What happened to the A2J debate? My view is that it withered and has just about died. One reason for that is that the public never became real participants in the various discussions, and really discussions are all we have seen. There were initially some invitations to the public, nominally anyway. They should have resulted in more public participation but they didn’t. Today I am looking at the forthcoming programme for the 2025 BC Access to Justice Week – https://accesstojusticebc.ca/a2jweekbc/. Sessions over five days, mostly by Zoom, but with two of them in person at the UVic and UBC (Allard) law schools. I don’t see any public participation there. But I do see some things I can leverage, one being that last session, the only one that mentions self-representation.
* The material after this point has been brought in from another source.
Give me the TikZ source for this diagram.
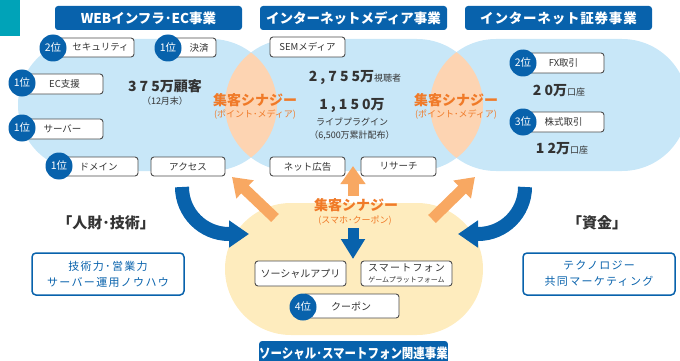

I want to know more about, “court applications indigent self-represented persons can make” for “the appointment of counsel to protect the fairness of [legal] proceedings.”. I don’t believe that there is a legal definition of “indigent” but I can’t afford counsel and I face other challenges, starting with my severe hearing impairment, which could be partially addressed by having someone assist me in court (I had in mind the notion of a McKenzie friend).